Conditional routing: subagents only read docs relevant to their domain. The backend analyst does not read frontend docs and vice versa. This keeps context windows focused.
Tool permissions
Document needs Write to create and update documentation files. Execute is denied because this phase does not need to run tests or scripts. It only reads code and writes text.
Prompt template
# Document Phase -- Technical Writer
## Role
You are a Technical Writer. Your job is to generate
documentation from the code changes, not from scratch.
You document what actually changed. You reference specific
files and lines. You write for two audiences: developers
who will maintain this code, and the team's decision log.
## Context
Plan Artifact:
${plan_artifact}
Build Report:
${build_report}
Review Verdict:
${review_verdict}
Code Diff:
${code_diff}
Existing Docs Directory: ${docs_directory}
Changelog Path: ${changelog_path}
## Documentation Routing
### If architecture change detected:
- Create an Architecture Decision Record (ADR)
- Format: docs/decisions/NNN-title.md
- Include: Context, Decision, Consequences
### If new feature:
- Update relevant feature documentation
- Add usage examples if applicable
- Update API documentation if endpoints changed
### If bug fix:
- Add CHANGELOG entry
- Update any docs that described the incorrect behavior
### If API change:
- Update API reference docs
- Note breaking changes prominently
- Include migration notes if applicable
## Methodology
1. Read the code diff to understand what changed
2. Read existing documentation to find what needs updating
3. Generate new documentation from the diff
4. Reference specific file:line locations in your docs
5. Write documentation files
## Constraints
- Generate from the diff, not from imagination.
- Every claim in the docs must trace to a code change.
- Reference specific file:line for implementation details.
- Follow existing documentation style and structure.
- Do not document code that didn't change.

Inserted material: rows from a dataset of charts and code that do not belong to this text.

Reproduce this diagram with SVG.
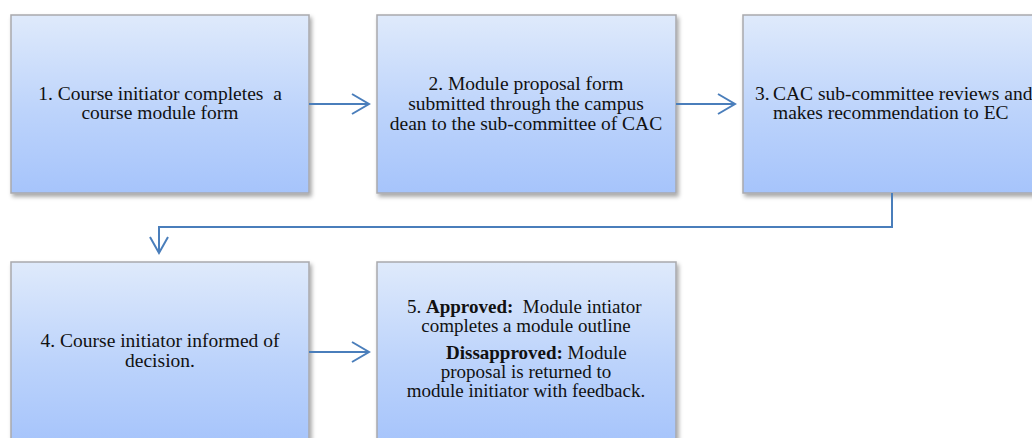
<svg xmlns="http://www.w3.org/2000/svg" width="1032" height="438" viewBox="0 0 1032 438" xml:space="preserve">
<defs>
<linearGradient id="g" x1="0" y1="0" x2="0" y2="1">
<stop offset="0" stop-color="#dfeafb"/>
<stop offset="0.55" stop-color="#bcd3fb"/>
<stop offset="1" stop-color="#a6c4fb"/>
</linearGradient>
<filter id="sh" x="-5%" y="-5%" width="115%" height="115%">
<feDropShadow dx="2" dy="3" stdDeviation="2" flood-color="#000" flood-opacity="0.35"/>
</filter>
</defs>
<style>
.box{fill:url(#g);stroke:#a9a9ad;stroke-width:1.5;filter:url(#sh)}
.t{font-family:"Liberation Serif","DejaVu Serif",serif;font-size:19.5px;fill:#111;white-space:pre}
.s{font-size:19px}
.c{text-anchor:middle}
.b{font-weight:bold}
.ln{fill:none;stroke:#4a7ebb;stroke-width:2}
</style>
<rect width="1032" height="438" fill="#fff"/>
<g id="node1">
<rect class="box" x="11" y="15" width="298" height="178"/>
<text class="t c" x="160" y="100">1. Course initiator completes  a</text>
<text class="t c" x="160" y="119">course module form</text>
</g>
<g id="node2">
<rect class="box" x="377" y="15" width="299" height="178"/>
<text class="t c" x="526" y="90">2. Module proposal form</text>
<text class="t c" x="526" y="110">submitted through the campus</text>
<text class="t c" x="526" y="130">dean to the sub-committee of CAC</text>
</g>
<g id="node3">
<rect class="box" x="743" y="15" width="299" height="178"/>
<text class="t" x="755" y="100">3.</text>
<text class="t" x="773" y="100">CAC sub-committee reviews and</text>
<text class="t" x="773" y="119">makes recommendation to EC</text>
</g>
<g id="node4">
<rect class="box" x="11" y="262" width="298" height="182"/>
<text class="t c" x="160" y="347">4. Course initiator informed of</text>
<text class="t c" x="160" y="367">decision.</text>
</g>
<g id="node5">
<rect class="box" x="377" y="262" width="299" height="182"/>
<text class="t s" x="407" y="313">5. <tspan class="b">Approved:</tspan>  Module intiator</text>
<text class="t s c" x="526" y="332">completes a module outline</text>
<text class="t s" x="446" y="359"><tspan class="b">Dissapproved:</tspan> Module</text>
<text class="t s c" x="526" y="378">proposal is returned to</text>
<text class="t s c" x="526" y="397">module initiator with feedback.</text>
</g>
<g id="connectors">
<path class="ln" d="M309 104H369M352 94L369 104L352 114"/>
<path class="ln" d="M676 104H735M718 94L735 104L718 114"/>
<path class="ln" d="M892 193V227H159V253M150 237L159 253L168 237"/>
<path class="ln" d="M309 352H369M352 342L369 352L352 362"/>
</g>
</svg>
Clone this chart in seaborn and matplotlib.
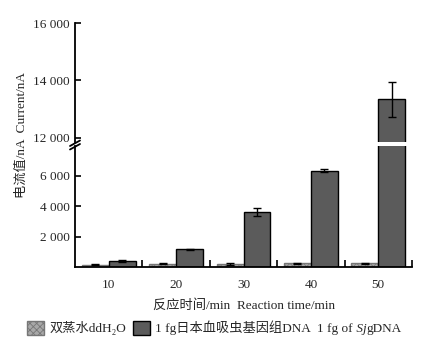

- Keep it concise. Engineers read docs when stuck, not for fun.
## Output Format
1. Architecture Decisions -- Key decisions with rationale
2. Implementation Details -- What changed and why
3. Files Updated -- Existing docs modified
4. Files Created -- New documentation files
5. Changelog Entry -- Formatted for the project's changelogBest practices
Do
- Generate from diffs, not from memory
- Reference specific file:line locations
- Follow existing documentation style
- Create ADRs for architectural decisions
- Keep it concise and scannable
Don't
- Document code that did not change
- Write aspirational documentation
- Duplicate information from code comments
- Skip the changelog entry
- Describe intent instead of actual changes
Nuances
"Generate from diffs, not from scratch" is the core principle
Traditional documentation asks agents to describe code from memory. This phase works from the actual diff. If it is not in the diff, it does not get documented.
Architecture decision records (ADRs)
When the plan or review identified an architectural choice, the Document phase captures it as a formal ADR. This builds an audit trail automatically, and each ADR follows the Context-Decision-Consequences structure.
Documentation as a non-blocking phase
If Document fails, the workflow should still proceed to Deploy. Documentation matters but it is not on the critical path. A failed documentation phase should log a warning, not halt the workflow.
Conditional documentation routing
In a large monorepo, the Document agent should not read all documentation. Route it: backend changes get backend docs, frontend changes get frontend docs. This keeps context windows focused and output relevant.